On the other hand, the government potentially has a lot to lose if domestic companies are completely unable to produce hardware needed for critical infrastructure. The government also benefits from these companies expanding their supply chain to include domestic production, so the companies are asking the government to provide enough capital/tax breaks to make domestic production viable, and they're trying to convince the government that this provides enough value to the USA for it to be worth it.

But this is being pushed by lobbyists paid for by giant corporations, so it's fair to be skeptical. In reality, the $50B number probably sits somewhere between "the bare minimum needed to make this viable" and "a handout pocketed by greedy corporations".

In a vacuum, sure. But these companies are competing with foreign governments using taxpayer monies to make a product.

Cheaper just to buy from the foreign government? sure.
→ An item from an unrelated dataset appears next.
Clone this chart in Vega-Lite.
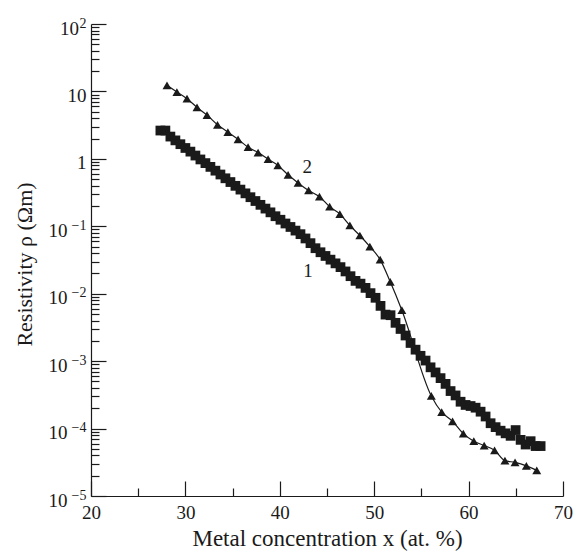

But if a product is considered core to survival it may be good to have domestic production. Whether it's food, weapons, computer chips, water supply, etc.

Obviously there is a difference in that private capital invests in what will help that particular company, while government funds should go toward what benefits the nation as a whole. A company might say "we won't bother investing, let our competition invest, and we'll just get the components from whoever will sell them to us cheapest." That can make sense individually (and especially in the short term), but as a whole (whether talking about industry as a whole, or nation as a whole), they are worse off.

Essentially, a prisoner's dilemma.

There is also the fact that American companies are competing against Chinese companies, where the government can subsidize various Chinese companies and initiatives. China is communist, of course, which does sort of favor this sort of thing. If the US was to close itself off to China, then it's a lot easier to be 100% capitalist as in your ideal scenario.

If Google thought they could get a solid return on investing $50B rather than holding cash, they would do so.

The fact they are holding it as cash is an indication they are not bullish on the fundamentals.